Post #1987: Just another bit of Future Shock.

Posted on July 18, 2024

 

Yesterday I tried to buy a garlic press that wasn’t made in China.

Literally, anywhere but.  After looking at Amazon listings for maybe 15 minutes, I could not find one.

And, to be clear, I don’t mean “made in the USA”.  I mean, made in any country other than China. 

But, among 20 Amazon listings examined, of the half that had explicit country-of-origin information, all of those were made in China.

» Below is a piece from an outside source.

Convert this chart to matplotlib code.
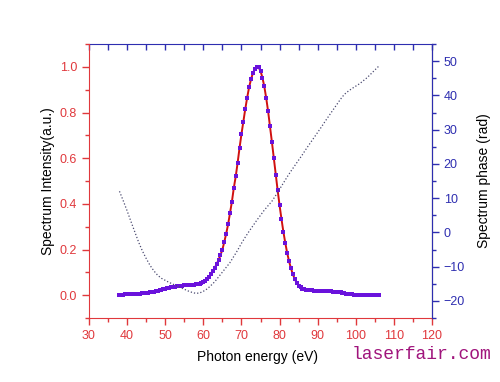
import matplotlib.pyplot as plt
import numpy as np
from matplotlib.ticker import MultipleLocator

plt.rcParams['font.family'] = ['Liberation Sans', 'DejaVu Sans']

red = '#e0383c'
blue = '#2e2eb0'
purple = '#6a12dc'

# spectrum intensity, 0.5 eV steps from 38 to 106 eV
energy = np.arange(38.0, 106.01, 0.5)
intensity = [
    0.002, 0.002, 0.002, 0.003, 0.003, 0.003, 0.004, 0.004, 0.005, 0.005,
    0.006, 0.007, 0.008, 0.009, 0.010, 0.011, 0.013, 0.014, 0.016, 0.018,
    0.020, 0.022, 0.024, 0.026, 0.028, 0.030, 0.032, 0.034, 0.036, 0.037,
    0.039, 0.040, 0.041, 0.042, 0.043, 0.044, 0.044, 0.045, 0.045, 0.046,
    0.047, 0.048, 0.050, 0.053, 0.058, 0.064, 0.072, 0.081, 0.092, 0.105,
    0.120, 0.136, 0.155, 0.175, 0.200, 0.233, 0.270, 0.310, 0.360, 0.410,
    0.470, 0.520, 0.580, 0.645, 0.705, 0.760, 0.815, 0.865, 0.910, 0.945,
    0.972, 0.990, 1.000, 0.998, 0.982, 0.953, 0.914, 0.863, 0.805, 0.739,
    0.670, 0.599, 0.528, 0.459, 0.394, 0.334, 0.278, 0.229, 0.185, 0.148,
    0.117, 0.091, 0.070, 0.054, 0.042, 0.034, 0.029, 0.026, 0.024, 0.023,
    0.022, 0.021, 0.020, 0.020, 0.019, 0.019, 0.019, 0.018, 0.018, 0.018,
    0.017, 0.017, 0.016, 0.016, 0.015, 0.014, 0.013, 0.011, 0.009, 0.007,
    0.006, 0.004, 0.003, 0.002, 0.002, 0.002, 0.002, 0.002, 0.002, 0.002,
    0.002, 0.002, 0.002, 0.002, 0.002, 0.002, 0.002,
]

# spectrum phase, 1 eV steps
phase_energy = np.arange(38, 107, 1)
phase = [
    12.0, 9.2, 6.3, 3.2, 0.2, -2.8, -5.4, -7.6, -9.6, -11.2,
    -12.5, -13.4, -14.0, -14.6, -15.1, -15.6, -16.1, -16.6, -17.1, -17.5,
    -17.8, -17.7, -17.2, -16.5, -15.5, -14.4, -13.0, -11.6, -10.2, -8.8,
    -7.0, -5.2, -3.2, -1.4, 0.3, 1.9, 3.5, 5.0, 6.5, 7.8,
    9.1, 10.8, 12.6, 14.4, 16.2, 17.9, 19.5, 21.1, 22.7, 24.4,
    26.0, 27.6, 29.2, 30.8, 32.5, 34.1, 35.7, 37.3, 38.9, 40.3,
    41.2, 42.0, 42.7, 43.4, 44.3, 45.2, 46.3, 47.4, 48.5,
]

fig = plt.figure(figsize=(5, 3.82), dpi=100)
ax = fig.add_axes([0.178, 0.1675, 0.686, 0.7173])

ax.plot(energy, intensity, color='#d01010', lw=1.4, zorder=3)
ax.plot(energy, intensity, ls='none', marker='s', ms=3.2, mew=0, color=purple, zorder=4)

ax.set_xlim(30, 120)
ax.set_ylim(-0.1, 1.1)
ax.xaxis.set_major_locator(MultipleLocator(10))
ax.xaxis.set_minor_locator(MultipleLocator(5))
ax.yaxis.set_major_locator(MultipleLocator(0.2))
ax.yaxis.set_minor_locator(MultipleLocator(0.1))
ax.yaxis.set_major_formatter(plt.FuncFormatter(lambda v, p: f'{v:.1f}'))
ax.tick_params(axis='both', which='major', direction='out', length=5, width=1,
               colors=red, labelsize=9)
ax.tick_params(axis='both', which='minor', direction='out', length=3, width=1, colors=red)
ax.spines['left'].set_color(red)
ax.spines['bottom'].set_color(red)
ax.spines['top'].set_visible(False)
ax.set_xlabel('Photon energy (eV)', fontsize=10)
ax.set_ylabel('Spectrum Intensity(a.u.)', fontsize=10)
ax.xaxis.set_label_coords(0.49, -0.118)
ax.yaxis.set_label_coords(-0.1, 0.5)

top = ax.secondary_xaxis('top')
top.set_xticks(np.arange(30, 121, 5))
top.tick_params(direction='in', length=4, width=1, colors=blue, labeltop=False)
top.spines['top'].set_color(blue)

ax2 = ax.twinx()
ax2.plot(phase_energy, phase, color='#4a4a70', lw=0.9, ls=(0, (1, 1.6)))
ax2.set_ylim(-25, 55)
ax2.yaxis.set_major_locator(MultipleLocator(10))
ax2.yaxis.set_minor_locator(MultipleLocator(5))
ax2.tick_params(axis='y', which='major', direction='out', length=5, width=1,
                colors=blue, labelsize=9)
ax2.tick_params(axis='y', which='minor', direction='out', length=3, width=1, colors=blue)
ax2.spines['right'].set_color(blue)
ax2.spines['top'].set_visible(False)
ax2.spines['left'].set_visible(False)
ax2.spines['bottom'].set_visible(False)
ax2.set_ylabel('Spectrum phase (rad)', fontsize=10)
ax2.yaxis.set_label_coords(1.132, 0.5)

fig.text(0.703, 0.06, 'laserfair.com', family='Liberation Mono', fontsize=13,
         color='#a0147c')

fig.savefig('out.png', dpi=100)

Its not a huge surprise that I failed.

The only thing of interest was the breadth of the failure.  China, Inc. doesn’t just cheaply mass-produce a single, widely-sold model.  As might have been common perception in my youth.  Today, by contrast, on Amazon, as searched below, China produces every make-and-model for which country of origin information is listed.

Source:  Gencraft AI.  The prompt was … Rosie the Riveter holding a garlic press.

Methods:  (As if anyone cares.)  Two searches on Amazon for “garlic press” (less the quotes) are shown below.  Top is “featured”, which is how Amazon presents it to you, by default.  And then sorted by (descending) average customer rating.  (Other sorts were examined, but were uninteresting, e.g. cheapest first).

Aside from the occasional lemon (squeezer, N/A below), I slashed through those products for which China was explicitly listed as the country of origin, on Amazon.  And question-marked the ones where nothing was listed, or only a coy “imported” or similar non-specific phrase was listed.

Featured by Amazon:

 

Sorted by top customer rating:

Of the listings for which explicit country-of-origin information was given, all said “China”.  With red slashes above.  With one exception (U.K.?) which turns to be an error.  That’s actually made in China, but you have to work to ferret that out.

The bigger surprise was the about half the listings don’t show any country-of-origin information.  Once upon a time, I thought there was a legal requirement of some kind, that anything sold retail, and not made in the U.S., must show country-of-origin information.

As with many things, I may mis-recall that.  Or it’s one of the quaint laws from my youth that has been allowed to pass into irrelevance.  Further, that might only strictly apply to the physical package.  And may be unenforceable (see, e.g., Pur canning lids at Ace Hardware, Post (G22-002).

In any case, the device listed with the U.K. as country of origin was wrong.  I finally tracked the same item down on the Williams-Sonoma website, where they plainly say that China is the country of origin.  A letdown, for sure, but at least Williams-Sonoma didn’t dodge the issue.

No coy “imported” from Williams-Sonoma.  They named names.  That’s laudable, if perhaps not profit-maximizing.


Conclusion:  Pardon my Future Shock.

Source:  My back porch.

The results of my search are even more boring than they first look.  Or scary, depending your your viewpoint.  No shock that every (fill-in-the-blank) you can buy on Amazon is made in China.

But, having grown some garlic, I now would like to buy a device to let me use it without peeling it.  (Fresh, I find it like-onto-impossible to peel it.  As if peeling garlic were ever a pleasant chore to start with.)  It appears that my sole option for a garlic press is to buy one manufactured in China.  (Or get an ancient one in a thrift shop.)

Upshot:  I can have any garlic press I want.  As long as it’s made-in-China.

This is just a small contributor to my permanent state of Future Shock.  Which, briefly, is an unsettled feeling due to the rapid rate of change of your own culture, by analogy to “culture shock”, for a displaced person.  It is culture shock, but the culture I am unfamiliar with is my own.

(I think Future Shock is a good part of what drives Trumpism.  But that’s for a different post.  But trends are what they are, no matter how much you yack about them.  U.S. coal industry employment, below:

Partly, I experience a lot of Future Shock just because I’m old.  E.g., I will likely never get used to (e.g.,) electronic restaurant menus, to be read on-the-fly, on a phone.

But partly, it’s just plain weird out.  Here in the U.S.A..  What passes for weather here.  What passes for politics here.  And so on.

Universal mandatory made-in-China is just a tiny part of that.  Not the most disconcerting thing in my world.  Not by a longshot.  But it’s off-putting.  

I’m stubborn enough that I’m going to check my local thrift shop(s) before I spend a dime on a made-in-China garlic press.  Even a well-made-in-China press.  Just because I’m old, I guess.  I’ll see if I can find a functioning antique in my local thrift shop.

The Functioning Antiques. Great name for a rock band, as Dave Barry used to say.